Panama's calendar combines continuity and counter-season supply. MD-2 pineapple is produced year-round, with structured harvest scheduling to sustain consistent volumes; papaya and coconut offer near-continuous supply. In parallel, the December-to-April dry season places watermelon and melons exactly in the Northern Hemisphere winter gap, and mango opens its window from February to June. One origin can cover year-round pineapple programs and complementary seasonal windows through a single logistics chain.
And the model is direct: Dulce Tropical grows, harvests, packs, and exports from its own operations in Panama — pineapple from the La Chorrera region — with maturity control by index and °Brix, and full field-to-container traceability. We supply importers and distributors in North America with the connectivity of the Panama Canal logistics hub: sailing frequency, two-ocean routing options, and an execution chain that stays under one accountable party from farm to destination port.
Frequently asked questions
Can you supply MD-2 pineapple to US importers year-round?
Yes.
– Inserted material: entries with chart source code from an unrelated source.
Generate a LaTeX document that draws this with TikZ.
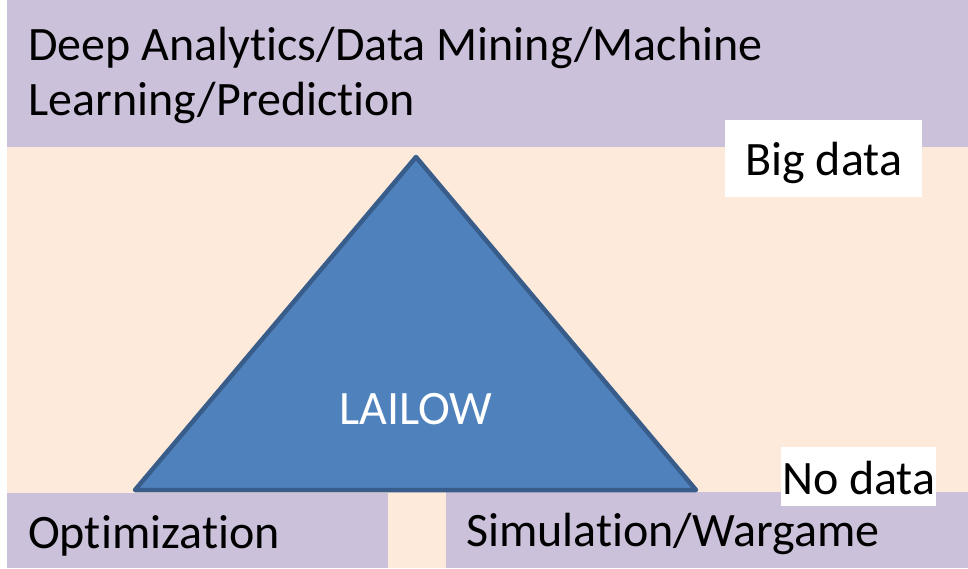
\documentclass[tikz,border=0pt]{standalone}
\usepackage{fontspec}
\setmainfont{Carlito}[Ligatures=NoCommon]
\usetikzlibrary{positioning}
\definecolor{lavender}{RGB}{204,193,218}
\definecolor{peach}{RGB}{253,234,218}
\definecolor{lailowblue}{RGB}{79,129,189}
\definecolor{lailowedge}{RGB}{56,93,138}
\tikzset{band/.style={fill=lavender,draw=none,inner sep=0pt,anchor=north west}}
\tikzset{label/.style={font=\fontsize{48}{55}\selectfont,inner sep=0pt,align=left}}
\tikzset{tag/.style={fill=white,inner sep=0pt,anchor=north west}}

\begin{document}
\begin{tikzpicture}[x=1pt,y=-1pt]
	\useasboundingbox (0,0) rectangle (968,568);
	\fill[peach] (7,0) rectangle (968,568);
	%% purple bands
	\node[band,minimum width=961pt,minimum height=147pt] (top) at (7,0) {};
	\node[band,minimum width=381pt,minimum height=75pt] (optbox) at (7,493) {};
	\node[band,minimum width=522pt,minimum height=76pt] (simbox) at (446,492) {};
	%% triangle
	\coordinate (apex) at (416,157);
	\coordinate (bl) at (135,490);
	\coordinate (br) at (696,490);
	\filldraw[fill=lailowblue,draw=lailowedge,line width=4.5pt,line join=round] (apex) -- (br) -- (bl) -- cycle;
	\node[label,text=white,anchor=base] (lailow) at (416,424) {LAILOW};
	%% white tags
	\node[tag,minimum width=197pt,minimum height=77pt] (bigbox) at (725,120) {};
	\node[tag,minimum width=155pt,minimum height=59pt] (nobox) at (781,447) {};
	\node[label,anchor=base] (big) at (bigbox.center |- 0,175) {Big data};
	\node[label,anchor=base] (nodata) at (nobox.center |- 0,494) {No data};
	%% texts
	\node[label,anchor=base west] (deep) at (28,115) {Deep Analytics/Data Mining/Machine\\Learning/Prediction};
	\node[label,anchor=base west] (opt) at (28,548) {Optimization};
	\node[label,anchor=base west] (sim) at (466,546) {Simulation/Wargame};
\end{tikzpicture}
\end{document}
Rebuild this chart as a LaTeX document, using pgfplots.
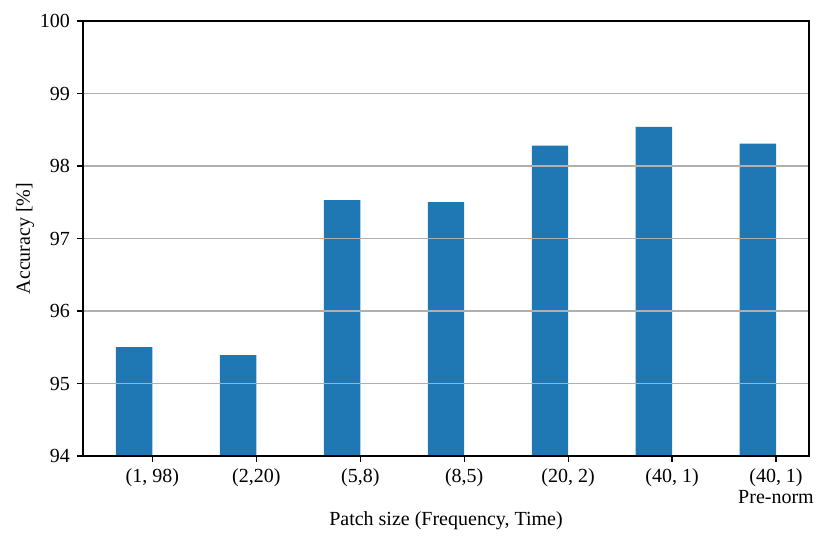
\documentclass[border=0pt]{standalone}
\usepackage{pgfplots}
\pgfplotsset{compat=1.18}
\usepackage{fontspec}
\setmainfont{Liberation Serif}
\definecolor{barblue}{HTML}{1F77B4}
\definecolor{gridgray}{HTML}{B0B0B0}
\begin{document}
\begin{tikzpicture}
\begin{axis}[
    width=363pt, height=217.5pt, scale only axis,
    xmin=-0.6675, xmax=6.3175,
    ymin=94, ymax=100,
    ytick={94,95,96,97,98,99,100},
    xtick={0,1,2,3,4,5,6},
    xticklabels={{(1, 98)},{(2,20)},{(5,8)},{(8,5)},{(20, 2)},{(40, 1)},{(40, 1)\\Pre-norm}},
    xticklabel style={align=center, font=\fontsize{10}{10.5}\selectfont},
    yticklabel style={font=\fontsize{10}{12}\selectfont},
    /pgf/number format/assume math mode=true,
    tick align=outside, tick pos=left,
    major tick length=3pt,
    every tick/.style={black, line width=0.6pt},
    axis line style={line width=0.8pt},
    ymajorgrids, grid style={gridgray, line width=0.8pt},
    axis on top,
    xlabel={Patch size (Frequency, Time)},
    ylabel={Accuracy [\%]},
    every axis x label/.style={at={(axis description cs:0.5,-0.1494)}, anchor=center},
    every axis y label/.style={at={(axis description cs:-0.0799,0.5)}, rotate=90, anchor=center},
    label style={font=\fontsize{10}{12}\selectfont},
    ybar, bar width=0.35, bar shift=-0.175,
]
\addplot[fill=barblue, draw=none] coordinates {
    (0,95.50) (1,95.39) (2,97.53) (3,97.50) (4,98.28) (5,98.54) (6,98.31)
};
\end{axis}
\pgfresetboundingbox
\path[use as bounding box] ([xshift=-41.5pt,yshift=-45.5pt]current axis.south west)
    rectangle ([xshift=10.5pt,yshift=10.5pt]current axis.north east);
\end{tikzpicture}
\end{document}
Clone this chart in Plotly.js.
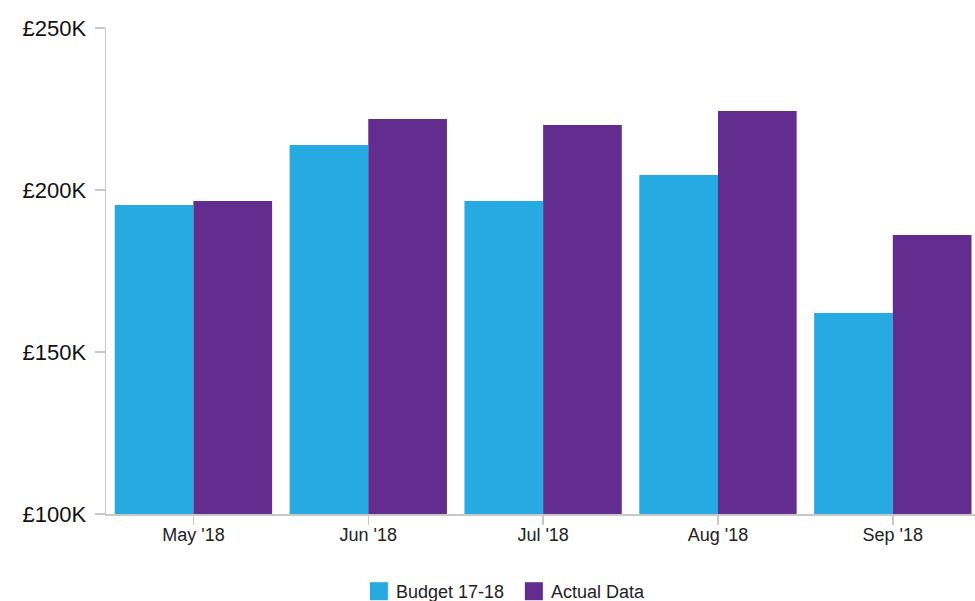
<!DOCTYPE html>
<html>
<head>
<meta charset="utf-8">
<script src="https://cdn.plot.ly/plotly-3.0.1.min.js"></script>
<style>
html,body{margin:0;padding:0;background:#fff;}
#chart{width:975px;height:601px;}
</style>
</head>
<body>
<div id="chart"></div>
<script>
var categories = ["May '18", "Jun '18", "Jul '18", "Aug '18", "Sep '18"];
var budget = [195400, 213900, 196600, 204600, 162000];
var actual = [196600, 221900, 220100, 224400, 186100];
var seriesNames = ["Budget 17-18", "Actual Data"];
var yTickVals = [100000, 150000, 200000, 250000];
var yTickText = ["£100K", "£150K", "£200K", "£250K"];

var traces = [
  {type: 'bar', name: seriesNames[0], x: categories, y: budget, marker: {color: '#27A9E1'}, hoverinfo: 'x+y'},
  {type: 'bar', name: seriesNames[1], x: categories, y: actual, marker: {color: '#632C8F'}, hoverinfo: 'x+y'}
];

var layout = {
  width: 975, height: 601,
  margin: {l: 106, r: 0, t: 28, b: 87},
  paper_bgcolor: '#fff', plot_bgcolor: '#fff',
  font: {family: '"Liberation Sans", Arial, Helvetica, sans-serif', color: '#111'},
  barmode: 'group', bargap: 0.1, bargroupgap: 0,
  showlegend: true,
  legend: {orientation: 'h', xref: 'container', yref: 'container', x: 0.365, xanchor: 'left', y: 0, yanchor: 'bottom',
           bgcolor: 'rgba(0,0,0,0)',
           font: {size: 18, color: '#222'}, traceorder: 'normal', itemwidth: 30, entrywidth: 110, entrywidthmode: 'pixels'},
  xaxis: {
    type: 'category', range: [-0.5, 4.47],
    showline: true, linecolor: '#c8c8c8', linewidth: 1.5,
    ticks: 'outside', ticklen: 9, tickcolor: '#c8c8c8', tickwidth: 1.5,
    showgrid: false, zeroline: false,
    tickfont: {size: 18, color: '#222'},
    ticklabelstandoff: -5
  },
  yaxis: {
    range: [100000, 250000],
    tickvals: yTickVals, ticktext: yTickText,
    showline: true, linecolor: '#c8c8c8', linewidth: 1.5,
    ticks: 'outside', ticklen: 10, tickcolor: '#c8c8c8', tickwidth: 1.5,
    showgrid: false, zeroline: false,
    tickfont: {size: 22, color: '#111'},
    ticklabelstandoff: 4
  }
};

Plotly.newPlot('chart', traces, layout, {displayModeBar: false, staticPlot: true}).then(function (gd) {
  gd.querySelectorAll('.legendpoints path').forEach(function (p) {
    p.setAttribute('d', 'M12,9H-6V-9H12Z');
  });
  var items = gd.querySelector('.legend .scrollbox');
  if (items) {
    var t = items.getAttribute('transform') || '';
    items.setAttribute('transform', t + ' translate(0,9)');
  }
});
</script>
</body>
</html>
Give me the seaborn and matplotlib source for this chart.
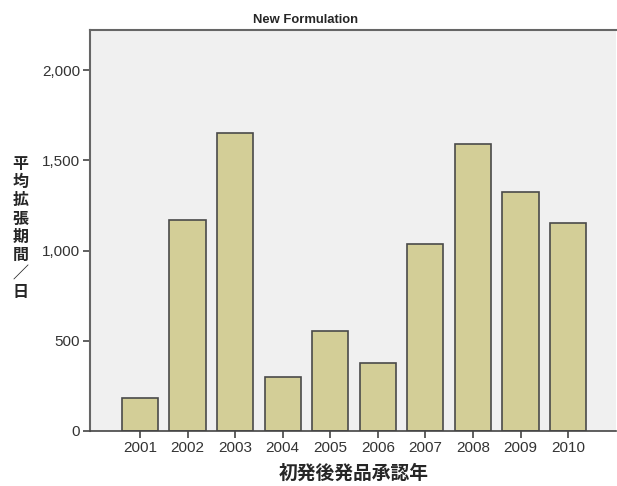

Panama's tropical growing conditions support year-round MD-2 pineapple production with structured harvest scheduling. The typical minimum shipment is one 40' reefer container (~1,680 x 14 kg cartons), with weekly or bi-weekly cadence for continuous supply programs based on demand planning.
What is the ocean transit time from Panama to the United States?
Reference transits are 3–5 days to the US East Coast and typically up to 6 days to Gulf ports, depending on routing. West Coast programs via Balboa run longer, at approximately 8–10 days. Final transit is confirmed per program at the time of vessel booking.
Who is responsible for FDA Prior Notice and FSVP?
Prior Notice is filed with the FDA before the shipment arrives — for ocean cargo, no less than eight hours in advance — and is normally handled by the customs broker or importer using the per-shipment data we provide. FSVP obligations rest by law with the US importer; we support your FSVP file with technical specifications, lot-level traceability, and the food-safety documentation defined in each program.
Does Panama mango for the US require hot water treatment?
Yes. For mango export to the United States, USDA requires hot water treatment (HWT) at 46.1°C for 75–110 minutes depending on fruit weight, as a fruit fly control. We handle that treatment at our facilities, with immediate post-HWT pre-cooling before container consolidation.
What documentation accompanies each shipment to the United States?
Each shipment travels with a commercial invoice, packing list, certificate of origin, phytosanitary certificate issued in Panama, and bill of lading, plus the data for the FDA Prior Notice. We validate the complete document set before vessel departure and align it with your company's customs broker requirements to avoid holds at the port of entry.